Fossils hint at evolution of animal kingdom

Scientists have found fossils that shed light on the evolutionary origin of animals from single-cell ancestors.

Washington: Scientists have found fossils that shed light on the evolutionary origin of animals from single-cell ancestors.

The fossils preserve stages in the life cycle of an amoeba-like organism dividing in asexual cycles, first to produce two cells, then four, eight, 16, 32 and so on, ultimately resulting in hundreds of thousands of spore-like cells that were then released to start the cycle over again.

The pattern of cell division is so similar to the early stages of animal, including human, embryology that until now they were thought to represent the embryos of the earliest animals.

The researchers studied the microscopic fossils using high energy X-rays at the Swiss Light Source in Switzerland, revealing the organisation of the cells within their protective cyst walls.
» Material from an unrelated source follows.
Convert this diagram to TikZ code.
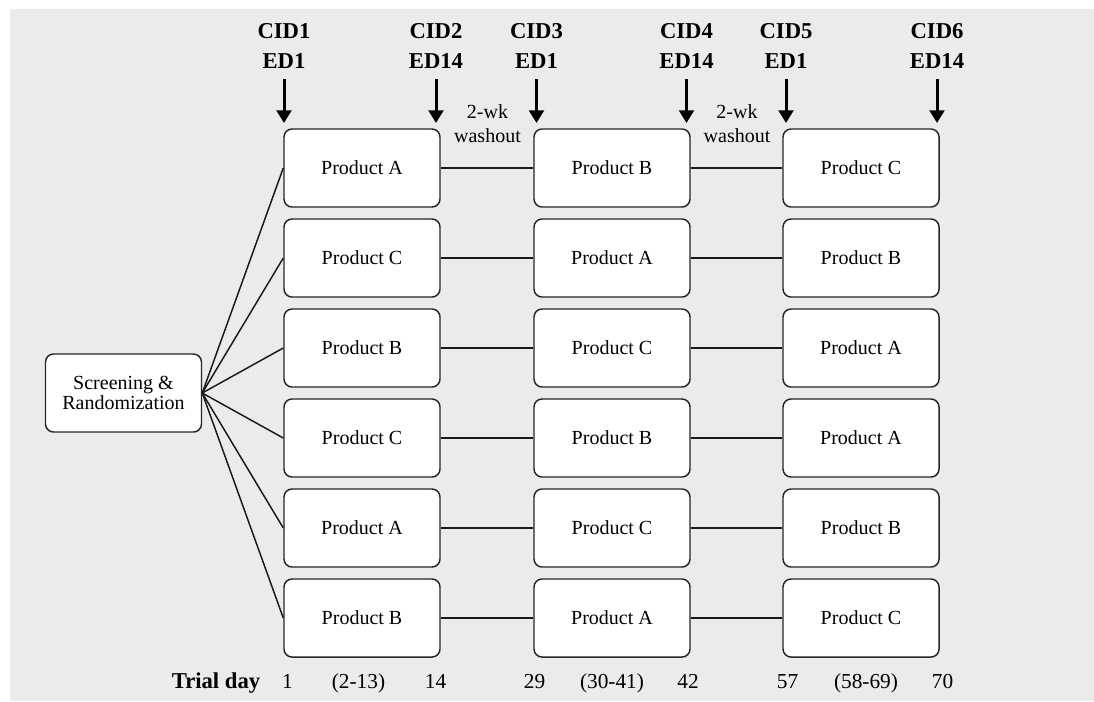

The organisms should not have been fossilized, they were just gooey clusters of cells, but they were buried in sediments rich in phosphate that impregnated the cell walls and turned them to stone.

“We used a particle accelerator called a synchrotron as our X-ray source. It allowed us to make a perfect computer model of the fossil that we could cut up in any way that we wanted, but without damaging the fossil in any way. We would never have been able to study the fossils otherwise!” John Cunningham, the study co-author, said.

This X-ray microscopy revealed that the fossils had features that multicellular embryos do not, and this led the researchers to the conclusion that the fossils were neither animals nor embryos but rather the reproductive spore bodies of single-celled ancestors of animals.

“We were very surprised by our results – we’ve been convinced for so long that these fossils represented the embryos of the earliest animals – much of what has been written about the fossils for the last ten years is flat wrong. Our colleagues are not going to like the result,” Philip Donoghue, said.

The study has been recently reported in Science.